The Manila Thermal Power Plant (MTPP) is a decommissioned power plant found on Isla de Provisor, in the Paco District of Manila, in the Philippines.

Located along the Pasig River, it was sold to the Malaysian firm Gagasan Steel, Inc. by Power Sector Assets and Liabilities Management Corporation (PSALM), an agency of the Philippine government tasked with privatising underperforming power assets.

==History==
The power plant was composed of two Heavy Oil (bunker C) fired units: Unit One was commissioned on September 1, 1965, and Unit Two was commissioned on October 15, 1966.

Owned by the National Power Corporation, each unit can produce up to 100 megawatts. The power plant substantially contributed to the Luzon Grid until they were both decommissioned in January 2000.

==Auction==
After decommissioned, MTTP was auctioned off by PSALM, as was the two-hectare plot of land it stands on. The government had been trying to sell its power assets to help boost revenue and encourage private investments in power generation to create a competitive electricity market and eventually lower power costs. PSALM expected MTPP's potential bidders to come from the construction and steel sectors.

On its first try in the first quarter of 2005, the auction failed due to lack of investor interest. A second try, in the last quarter of 2006, similarly failed.

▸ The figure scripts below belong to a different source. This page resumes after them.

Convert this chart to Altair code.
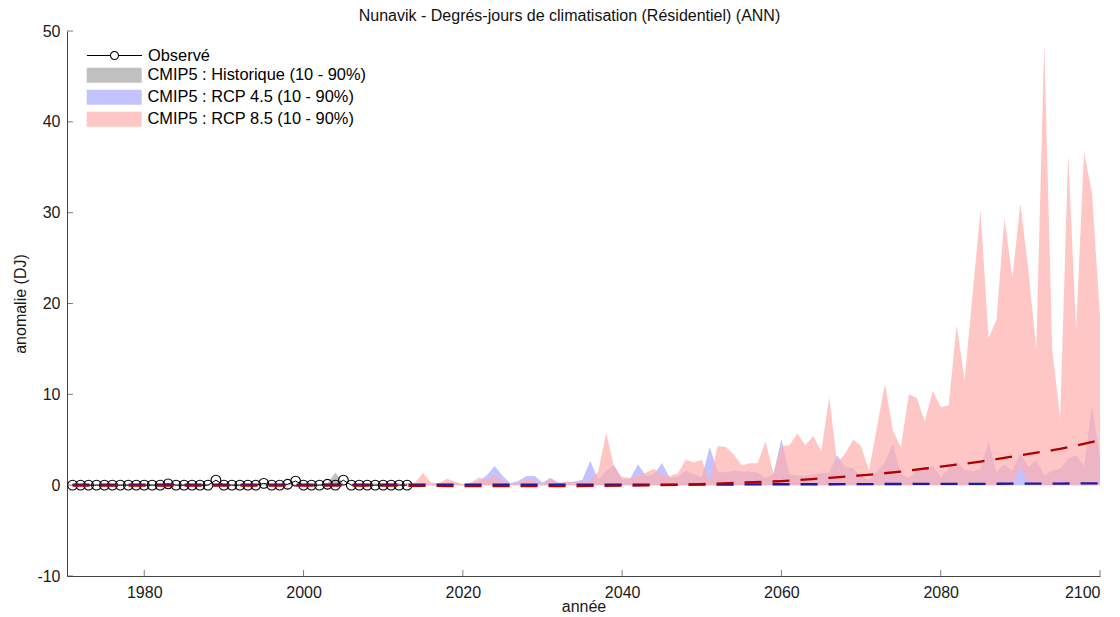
import altair as alt
import pandas as pd

# ---------------- data ----------------
obs_years = list(range(1971, 2014))
obs_values = [
    0.0, 0.0, 0.0, 0.0, 0.0, 0.0, 0.0, 0.0, 0.0, 0.0,      # 1971-1980
    0.0, 0.0, 0.15, 0.0, 0.0, 0.0, 0.0, 0.0, 0.55, 0.0,    # 1981-1990
    0.0, 0.0, 0.0, 0.0, 0.2, 0.0, 0.0, 0.1, 0.45, 0.0,     # 1991-2000
    0.0, 0.0, 0.1, 0.0, 0.55, 0.0, 0.0, 0.0, 0.0, 0.0,     # 2001-2010
    0.0, 0.0, 0.0,                                         # 2011-2013
]

hist_years = list(range(1971, 2006))
hist_low = [
    -0.05, -0.05, -0.05, -0.05, -0.05, -0.05, -0.05, -0.05, -0.05, -0.05,
    -0.05, -0.05, -0.05, -0.05, -0.05, -0.05, -0.05, -0.05, -0.05, -0.05,
    -0.05, -0.05, -0.05, -0.05, -0.05, -0.05, -0.05, -0.05, -0.05, -0.05,
    -0.05, -0.05, -0.05, -0.05, -0.05,
]
hist_high = [
    0.1, 0.1, 0.1, 0.1, 0.1, 0.1, 0.1, 0.1, 0.1, 0.1,
    0.1, 0.1, 0.1, 0.1, 0.1, 0.1, 0.1, 0.1, 0.1, 0.1,
    0.1, 0.1, 0.1, 0.1, 0.1, 0.1, 0.1, 0.1, 0.1, 0.1,
    0.1, 0.1, 0.2, 1.4, 0.1,
]

rcp_years = list(range(2006, 2101))
rcp45_low = [
    0.0, 0.0, 0.0, 0.0, 0.0, 0.0, 0.0, 0.0, 0.0, 0.0,
    0.0, 0.0, 0.0, 0.0, 0.0, 0.0, 0.0, 0.0, 0.0, 0.0,
    0.0, 0.0, 0.0, 0.0, 0.0, 0.0, 0.0, 0.0, 0.0, 0.0,
    0.0, 0.0, 0.0, 0.0, 0.0, 0.0, 0.0, 0.0, 0.0, 0.0,
    0.0, 0.0, 0.0, 0.0, 0.0, 0.0, 0.0, 0.0, 0.0, 0.0,
    0.0, 0.0, 0.0, 0.0, 0.0, 0.0, 0.0, 0.0, 0.0, 0.0,
    0.0, 0.0, 0.0, 0.0, 0.0, 0.0, 0.0, 0.0, 0.0, 0.0,
    0.0, 0.0, 0.0, 0.0, 0.0, 0.0, 0.0, 0.0, 0.0, 0.0,
    0.0, 0.0, 0.0, 0.0, 0.0, 0.0, 0.0, 0.0, 0.0, 0.0,
    0.0, 0.0, 0.0, 0.0, 0.0,
]
rcp45_high = [
    0.1, 0.1, 0.1, 0.2, 0.1, 0.2, 0.1, 0.2, 0.1, 0.2,      # 2006-2015
    0.1, 0.2, 0.3, 0.2, 0.1, 0.2, 0.4, 1.1, 2.1, 1.0,      # 2016-2025
    0.2, 0.5, 1.0, 1.0, 0.3, 0.8, 0.3, 0.3, 0.4, 0.6,      # 2026-2035
    2.7, 0.6, 1.6, 2.2, 0.6, 0.7, 2.3, 1.0, 1.2, 2.45,     # 2036-2045
    0.8, 0.9, 1.6, 1.2, 0.9, 4.2, 1.5, 1.4, 1.6, 1.5,      # 2046-2055
    1.5, 1.4, 0.8, 1.2, 5.1, 1.2, 1.1, 1.0, 1.2, 1.3,      # 2056-2065
    1.4, 3.3, 2.0, 1.9, 1.0, 0.6, 1.5, 2.5, 4.6, 1.2,      # 2066-2075
    0.8, 1.5, 1.6, 2.2, 0.9, 1.8, 2.6, 1.7, 1.5, 1.8,      # 2076-2085
    4.8, 1.5, 2.3, 1.6, 3.5, 2.0, 2.75, 1.1, 1.6, 1.8,     # 2086-2095
    2.9, 3.3, 2.1, 8.8, 3.0,                               # 2096-2100
]
rcp85_low = [
    0.0, 0.0, 0.0, 0.0, 0.0, 0.0, 0.0, 0.0, 0.0, 0.0,
    0.0, 0.0, 0.0, 0.0, 0.0, 0.0, 0.0, 0.0, 0.0, 0.0,
    0.0, 0.0, 0.0, 0.0, 0.0, 0.0, 0.0, 0.0, 0.0, 0.0,
    0.0, 0.0, 0.0, 0.0, 0.0, 0.0, 0.0, 0.0, 0.0, 0.0,
    0.0, 0.0, 0.0, 0.0, 0.0, 0.0, 0.0, 0.0, 0.0, 0.0,
    0.0, 0.0, 0.0, 0.0, 0.0, 0.0, 0.0, 0.0, 0.0, 0.0,
    0.0, 0.0, 0.0, 0.0, 0.0, 0.0, 0.0, 0.0, 0.0, 0.0,
    0.0, 0.0, 0.0, 0.0, 0.0, 0.0, 0.0, 0.0, 0.0, 0.0,
    0.0, 0.0, 0.0, 0.0, 2.0, 0.0, 0.0, 0.0, 0.0, 0.0,
    0.0, 0.0, 0.0, 0.0, 0.0,
]
rcp85_high = [
    0.1, 0.1, 0.2, 0.1, 0.2, 0.2, 0.3, 0.2, 0.3, 1.35,    # 2006-2015
    0.3, 0.2, 0.7, 0.4, 0.1, 0.3, 0.85, 0.6, 1.1, 0.5,    # 2016-2025
    0.1, 0.3, 0.7, 0.5, 0.1, 0.8, 0.2, 0.4, 0.3, 0.4,     # 2026-2035
    0.5, 1.5, 5.8, 2.0, 0.9, 0.8, 1.0, 1.4, 1.8, 1.1,     # 2036-2045
    1.0, 1.3, 2.8, 2.5, 2.8, 0.4, 4.3, 4.2, 3.4, 2.2,     # 2046-2055
    2.4, 2.4, 4.8, 1.3, 4.3, 4.4, 5.7, 4.4, 5.4, 3.7,     # 2056-2065
    9.7, 2.4, 3.5, 5.0, 4.3, 1.6, 6.4, 11.2, 6.0, 4.2,    # 2066-2075
    10.0, 9.6, 7.0, 10.4, 8.6, 8.8, 17.6, 11.6, 21.0, 30.3,  # 2076-2085
    16.2, 18.2, 29.4, 22.8, 31.0, 23.7, 15.0, 48.6, 14.9, 7.3,  # 2086-2095
    36.5, 17.1, 36.7, 32.1, 18.5,                          # 2096-2100
]

mean_years = [1971, 1980, 1990, 2000, 2010, 2020, 2030, 2040, 2045, 2050,
              2055, 2060, 2065, 2070, 2075, 2080, 2085, 2090, 2095, 2100]
rcp85_mean = [-0.05, -0.05, -0.05, -0.05, -0.05, -0.1, -0.1, -0.05, 0.0, 0.12,
              0.28, 0.45, 0.75, 1.08, 1.5, 2.05, 2.6, 3.3, 4.0, 4.95]
rcp45_mean = [0.05, 0.05, 0.05, 0.05, 0.05, 0.05, 0.05, 0.05, 0.05, 0.05,
              0.08, 0.1, 0.1, 0.12, 0.13, 0.14, 0.15, 0.17, 0.18, 0.2]

band_labels = ["CMIP5 : Historique (10 - 90%)",
               "CMIP5 : RCP 4.5 (10 - 90%)",
               "CMIP5 : RCP 8.5 (10 - 90%)"]
obs_label = "Observé"
x_ticks = [1980, 2000, 2020, 2040, 2060, 2080, 2100]
y_ticks = [-10, 0, 10, 20, 30, 40, 50]
x_range = [1970.3, 2100]
y_range = [-10, 50]

# ---------------- tables ----------------
obs_df = pd.DataFrame({"year": obs_years, "value": obs_values, "series": obs_label})
hist_df = pd.DataFrame({"year": hist_years, "low": hist_low, "high": hist_high, "band": band_labels[0]})
r45_df = pd.DataFrame({"year": rcp_years, "low": rcp45_low, "high": rcp45_high, "band": band_labels[1]})
r85_df = pd.DataFrame({"year": rcp_years, "low": rcp85_low, "high": rcp85_high, "band": band_labels[2]})
m85_df = pd.DataFrame({"year": mean_years, "value": rcp85_mean})
m45_df = pd.DataFrame({"year": mean_years, "value": rcp45_mean})
xt_df = pd.DataFrame({"year": x_ticks})
yt_df = pd.DataFrame({"v": y_ticks})

FONT = "Liberation Sans"
xs = alt.Scale(domain=x_range, nice=False, zero=False)
ys = alt.Scale(domain=y_range, nice=False, zero=False)
fill_scale = alt.Scale(domain=band_labels, range=["#a5a5a5", "#a9a9ff", "#ffaeae"])
stroke_scale = alt.Scale(domain=[obs_label], range=["black"])

rect_path = "M-1,-1H6.333V1H-1Z"
obs_path = ("M-1,0H2.133M3.2,0H6.333M2.133,0A0.533,0.533,0,1,0,3.2,0"
            "A0.533,0.533,0,1,0,2.133,0")

fill_legend = alt.Legend(title=None, orient="none", legendX=19, legendY=36,
                         symbolType=rect_path, symbolSize=225, symbolOpacity=0.7,
                         symbolStrokeWidth=0, labelOffset=45, rowPadding=5,
                         labelFont=FONT, labelFontSize=16.4, labelColor="black",
                         labelLimit=500, padding=0)
obs_legend = alt.Legend(title=None, orient="none", legendX=19, legendY=16,
                        symbolType=obs_path, symbolSize=225, symbolFillColor="white",
                        symbolStrokeWidth=1.1, labelOffset=45,
                        labelFont=FONT, labelFontSize=16.4, labelColor="black",
                        labelLimit=500, padding=0)

x_axis = alt.Axis(values=x_ticks, title="année", ticks=False, grid=False,
                  labelPadding=8, titlePadding=-2, format="d")
y_axis = alt.Axis(values=y_ticks, title="anomalie (DJ)", ticks=False, grid=False,
                  labelPadding=7, titlePadding=8, labelExpr="'' + datum.value")

X = alt.X("year:Q", scale=xs)


def band(df, with_axes=False):
    if with_axes:
        xe = alt.X("year:Q", scale=xs, axis=x_axis)
        ye = alt.Y("low:Q", scale=ys, axis=y_axis)
    else:
        xe = alt.X("year:Q", scale=xs)
        ye = alt.Y("low:Q", scale=ys)
    return alt.Chart(df).mark_area(opacity=0.7).encode(
        x=xe, y=ye, y2="high:Q",
        color=alt.Color("band:N", scale=fill_scale, legend=fill_legend),
    )


hist_layer = band(hist_df, with_axes=True)
r45_layer = band(r45_df)
r85_layer = band(r85_df)

obs_line = alt.Chart(obs_df).mark_line(strokeWidth=1).encode(
    x=X,
    y=alt.Y("value:Q", scale=ys),
    stroke=alt.Stroke("series:N", scale=stroke_scale, legend=obs_legend),
)
obs_pts = alt.Chart(obs_df).mark_point(shape="circle", filled=False, size=95,
                                       strokeWidth=1.1, opacity=1).encode(
    x=X,
    y=alt.Y("value:Q", scale=ys),
    stroke=alt.Stroke("series:N", scale=stroke_scale, legend=obs_legend),
)

m45_line = alt.Chart(m45_df).mark_line(color="#1b1ba8", strokeWidth=2.3,
                                       strokeDash=[17, 11], interpolate="monotone").encode(
    x=X, y=alt.Y("value:Q", scale=ys),
)
m85_line = alt.Chart(m85_df).mark_line(color="#b00000", strokeWidth=2.3,
                                       strokeDash=[17, 11], interpolate="monotone").encode(
    x=X, y=alt.Y("value:Q", scale=ys),
)

x_tick_marks = alt.Chart(xt_df).mark_tick(orient="vertical", size=6, thickness=1,
                                          color="#444444", yOffset=-3).encode(
    x=X,
    y=alt.datum(y_range[0]),
)
y_tick_marks = alt.Chart(yt_df).mark_tick(orient="horizontal", size=6, thickness=1,
                                          color="#444444", xOffset=3).encode(
    y=alt.Y("v:Q", scale=ys),
    x=alt.datum(x_range[0]),
)

chart = alt.layer(
    hist_layer, r45_layer, r85_layer, obs_line, obs_pts, m45_line, m85_line,
    x_tick_marks, y_tick_marks,
).properties(
    width=1033,
    height=545,
    title=alt.TitleParams(
        text="Nunavik - Degrés-jours de climatisation (Résidentiel) (ANN)",
        font=FONT, fontSize=16, fontWeight="normal", color="#111111",
        anchor="middle", frame="group", baseline="alphabetic", offset=4, dx=-14, dy=18,
    ),
    autosize=alt.AutoSizeParams(type="none"),
    padding={"left": 59, "top": 23, "right": 8, "bottom": 37},
).resolve_scale(
    color="shared", stroke="shared"
).configure_view(
    stroke=None
).configure_axis(
    domainColor="#444444", domainWidth=1,
    labelFont=FONT, labelFontSize=16, labelColor="#1a1a1a",
    titleFont=FONT, titleFontSize=16, titleFontWeight="normal", titleColor="#1a1a1a",
)

chart.save("out.html", embed_options={"renderer": "svg", "actions": False})
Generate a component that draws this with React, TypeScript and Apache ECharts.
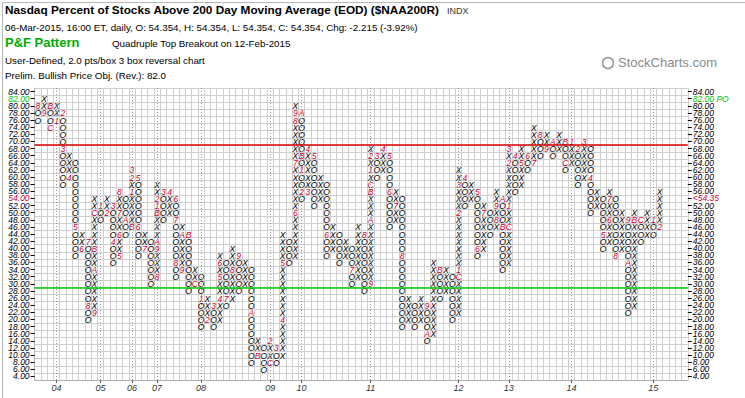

On its third attempt in February 2008, the government decided to include the land on which the power plant stood to increase interest; the property is near SM City Manila and other commercial centers. However, it failed again since South Korea-based JC Ethanol and Metal Trading Corp. offered a price lower than what the government was willing to accept. Malaysia's Gagasan Steel did not meet technical requirements, and was thus disqualified from the bidding.

In April 2008, PSALM entered into negotiated bid and completed negotiations with Gagasan Steel to acquire MTPP for US$2.5 million. The auction did not include the underlying land because foreign entities are legally banned from owning land in the Philippines. PSALM issued Gagasan the notice of award and certificate of effectivity after the Malaysian firm gave PSALM a performance bond of US$1.253 million. Gagasan will be responsible for the dismantling of the facilities and site clean-up, for six months subject to extension.